Return all of the data exactly as written, without the pictures.

---------- SUPPLIED MATERIAL ----------

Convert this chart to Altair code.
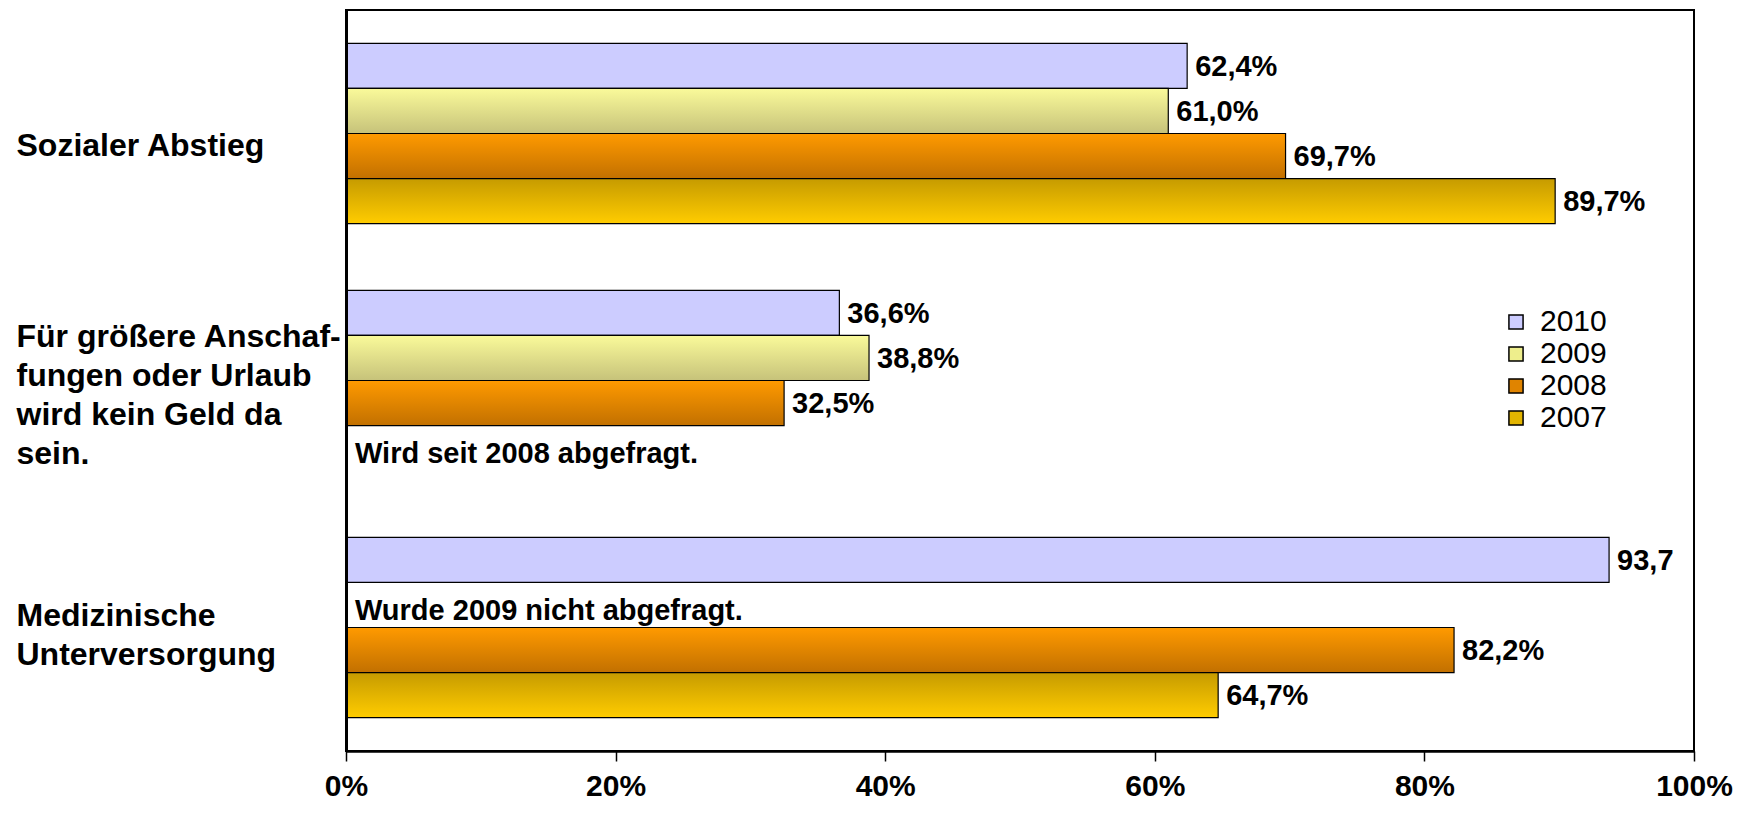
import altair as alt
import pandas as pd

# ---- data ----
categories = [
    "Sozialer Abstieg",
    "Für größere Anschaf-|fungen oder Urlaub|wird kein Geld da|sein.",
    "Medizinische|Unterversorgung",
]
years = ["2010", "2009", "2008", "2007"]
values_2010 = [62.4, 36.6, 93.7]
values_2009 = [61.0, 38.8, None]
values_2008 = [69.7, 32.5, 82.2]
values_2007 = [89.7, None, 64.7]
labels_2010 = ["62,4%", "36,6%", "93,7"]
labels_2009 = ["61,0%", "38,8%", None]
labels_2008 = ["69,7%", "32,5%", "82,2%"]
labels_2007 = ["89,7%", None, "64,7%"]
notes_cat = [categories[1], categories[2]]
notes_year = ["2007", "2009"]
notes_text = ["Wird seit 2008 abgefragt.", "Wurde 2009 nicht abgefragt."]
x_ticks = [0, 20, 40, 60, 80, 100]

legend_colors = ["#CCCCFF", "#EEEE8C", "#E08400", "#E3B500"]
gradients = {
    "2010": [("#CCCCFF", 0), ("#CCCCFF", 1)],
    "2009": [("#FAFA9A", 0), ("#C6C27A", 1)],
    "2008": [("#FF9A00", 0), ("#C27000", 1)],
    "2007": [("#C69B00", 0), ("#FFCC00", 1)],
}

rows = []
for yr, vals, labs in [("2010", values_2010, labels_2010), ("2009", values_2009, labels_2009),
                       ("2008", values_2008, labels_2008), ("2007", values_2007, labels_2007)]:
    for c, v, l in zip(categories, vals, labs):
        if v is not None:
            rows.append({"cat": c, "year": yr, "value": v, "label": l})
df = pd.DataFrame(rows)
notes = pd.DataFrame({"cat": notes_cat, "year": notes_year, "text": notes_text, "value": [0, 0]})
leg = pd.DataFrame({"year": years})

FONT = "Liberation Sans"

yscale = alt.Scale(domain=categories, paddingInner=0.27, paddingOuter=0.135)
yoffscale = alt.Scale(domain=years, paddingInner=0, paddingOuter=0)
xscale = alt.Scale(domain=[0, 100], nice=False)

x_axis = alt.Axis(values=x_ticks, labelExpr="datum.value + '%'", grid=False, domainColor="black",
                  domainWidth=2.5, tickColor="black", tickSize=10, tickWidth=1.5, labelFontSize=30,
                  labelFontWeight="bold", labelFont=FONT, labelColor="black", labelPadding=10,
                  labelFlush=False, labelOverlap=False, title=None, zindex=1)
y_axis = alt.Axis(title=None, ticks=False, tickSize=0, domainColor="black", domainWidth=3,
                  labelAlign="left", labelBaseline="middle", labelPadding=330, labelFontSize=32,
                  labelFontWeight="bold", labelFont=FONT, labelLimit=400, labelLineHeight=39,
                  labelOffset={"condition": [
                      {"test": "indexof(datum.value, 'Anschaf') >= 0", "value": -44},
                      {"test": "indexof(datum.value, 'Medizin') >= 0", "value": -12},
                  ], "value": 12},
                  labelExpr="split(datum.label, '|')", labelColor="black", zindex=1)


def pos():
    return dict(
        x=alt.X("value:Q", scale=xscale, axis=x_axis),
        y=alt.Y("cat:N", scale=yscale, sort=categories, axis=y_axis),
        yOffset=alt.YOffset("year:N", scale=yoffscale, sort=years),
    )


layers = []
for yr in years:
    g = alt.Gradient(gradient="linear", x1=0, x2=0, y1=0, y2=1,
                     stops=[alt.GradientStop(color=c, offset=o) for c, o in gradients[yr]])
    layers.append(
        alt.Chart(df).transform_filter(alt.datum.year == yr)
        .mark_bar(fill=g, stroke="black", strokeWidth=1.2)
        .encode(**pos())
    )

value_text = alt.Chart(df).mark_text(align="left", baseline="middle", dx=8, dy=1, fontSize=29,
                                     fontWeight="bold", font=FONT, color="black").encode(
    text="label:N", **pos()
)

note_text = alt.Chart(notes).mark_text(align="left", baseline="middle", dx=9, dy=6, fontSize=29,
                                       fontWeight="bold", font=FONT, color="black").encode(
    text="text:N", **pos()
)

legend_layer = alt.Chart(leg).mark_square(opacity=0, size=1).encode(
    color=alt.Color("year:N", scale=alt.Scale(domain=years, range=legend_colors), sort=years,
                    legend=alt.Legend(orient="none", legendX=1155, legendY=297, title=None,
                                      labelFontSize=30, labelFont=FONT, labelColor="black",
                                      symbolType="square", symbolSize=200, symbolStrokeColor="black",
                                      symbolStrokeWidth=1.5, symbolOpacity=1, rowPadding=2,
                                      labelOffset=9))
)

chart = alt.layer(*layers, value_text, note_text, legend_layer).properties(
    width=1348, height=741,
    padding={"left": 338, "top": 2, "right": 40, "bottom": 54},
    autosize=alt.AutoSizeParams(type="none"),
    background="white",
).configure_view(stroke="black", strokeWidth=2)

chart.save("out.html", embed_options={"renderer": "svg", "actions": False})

----------

- [FULL SOLUTION]
Convert this chart to Altair code.
import altair as alt
import pandas as pd

# ---- data ----
categories = [
    "Sozialer Abstieg",
    "Für größere Anschaf-|fungen oder Urlaub|wird kein Geld da|sein.",
    "Medizinische|Unterversorgung",
]
years = ["2010", "2009", "2008", "2007"]
values_2010 = [62.4, 36.6, 93.7]
values_2009 = [61.0, 38.8, None]
values_2008 = [69.7, 32.5, 82.2]
values_2007 = [89.7, None, 64.7]
labels_2010 = ["62,4%", "36,6%", "93,7"]
labels_2009 = ["61,0%", "38,8%", None]
labels_2008 = ["69,7%", "32,5%", "82,2%"]
labels_2007 = ["89,7%", None, "64,7%"]
notes_cat = [categories[1], categories[2]]
notes_year = ["2007", "2009"]
notes_text = ["Wird seit 2008 abgefragt.", "Wurde 2009 nicht abgefragt."]
x_ticks = [0, 20, 40, 60, 80, 100]

legend_colors = ["#CCCCFF", "#EEEE8C", "#E08400", "#E3B500"]
gradients = {
    "2010": [("#CCCCFF", 0), ("#CCCCFF", 1)],
    "2009": [("#FAFA9A", 0), ("#C6C27A", 1)],
    "2008": [("#FF9A00", 0), ("#C27000", 1)],
    "2007": [("#C69B00", 0), ("#FFCC00", 1)],
}

rows = []
for yr, vals, labs in [("2010", values_2010, labels_2010), ("2009", values_2009, labels_2009),
                       ("2008", values_2008, labels_2008), ("2007", values_2007, labels_2007)]:
    for c, v, l in zip(categories, vals, labs):
        if v is not None:
            rows.append({"cat": c, "year": yr, "value": v, "label": l})
df = pd.DataFrame(rows)
notes = pd.DataFrame({"cat": notes_cat, "year": notes_year, "text": notes_text, "value": [0, 0]})
leg = pd.DataFrame({"year": years})

FONT = "Liberation Sans"

yscale = alt.Scale(domain=categories, paddingInner=0.27, paddingOuter=0.135)
yoffscale = alt.Scale(domain=years, paddingInner=0, paddingOuter=0)
xscale = alt.Scale(domain=[0, 100], nice=False)

x_axis = alt.Axis(values=x_ticks, labelExpr="datum.value + '%'", grid=False, domainColor="black",
                  domainWidth=2.5, tickColor="black", tickSize=10, tickWidth=1.5, labelFontSize=30,
                  labelFontWeight="bold", labelFont=FONT, labelColor="black", labelPadding=10,
                  labelFlush=False, labelOverlap=False, title=None, zindex=1)
y_axis = alt.Axis(title=None, ticks=False, tickSize=0, domainColor="black", domainWidth=3,
                  labelAlign="left", labelBaseline="middle", labelPadding=330, labelFontSize=32,
                  labelFontWeight="bold", labelFont=FONT, labelLimit=400, labelLineHeight=39,
                  labelOffset={"condition": [
                      {"test": "indexof(datum.value, 'Anschaf') >= 0", "value": -44},
                      {"test": "indexof(datum.value, 'Medizin') >= 0", "value": -12},
                  ], "value": 12},
                  labelExpr="split(datum.label, '|')", labelColor="black", zindex=1)


def pos():
    return dict(
        x=alt.X("value:Q", scale=xscale, axis=x_axis),
        y=alt.Y("cat:N", scale=yscale, sort=categories, axis=y_axis),
        yOffset=alt.YOffset("year:N", scale=yoffscale, sort=years),
    )


layers = []
for yr in years:
    g = alt.Gradient(gradient="linear", x1=0, x2=0, y1=0, y2=1,
                     stops=[alt.GradientStop(color=c, offset=o) for c, o in gradients[yr]])
    layers.append(
        alt.Chart(df).transform_filter(alt.datum.year == yr)
        .mark_bar(fill=g, stroke="black", strokeWidth=1.2)
        .encode(**pos())
    )

value_text = alt.Chart(df).mark_text(align="left", baseline="middle", dx=8, dy=1, fontSize=29,
                                     fontWeight="bold", font=FONT, color="black").encode(
    text="label:N", **pos()
)

note_text = alt.Chart(notes).mark_text(align="left", baseline="middle", dx=9, dy=6, fontSize=29,
                                       fontWeight="bold", font=FONT, color="black").encode(
    text="text:N", **pos()
)

legend_layer = alt.Chart(leg).mark_square(opacity=0, size=1).encode(
    color=alt.Color("year:N", scale=alt.Scale(domain=years, range=legend_colors), sort=years,
                    legend=alt.Legend(orient="none", legendX=1155, legendY=297, title=None,
                                      labelFontSize=30, labelFont=FONT, labelColor="black",
                                      symbolType="square", symbolSize=200, symbolStrokeColor="black",
                                      symbolStrokeWidth=1.5, symbolOpacity=1, rowPadding=2,
                                      labelOffset=9))
)

chart = alt.layer(*layers, value_text, note_text, legend_layer).properties(
    width=1348, height=741,
    padding={"left": 338, "top": 2, "right": 40, "bottom": 54},
    autosize=alt.AutoSizeParams(type="none"),
    background="white",
).configure_view(stroke="black", strokeWidth=2)

chart.save("out.html", embed_options={"renderer": "svg", "actions": False})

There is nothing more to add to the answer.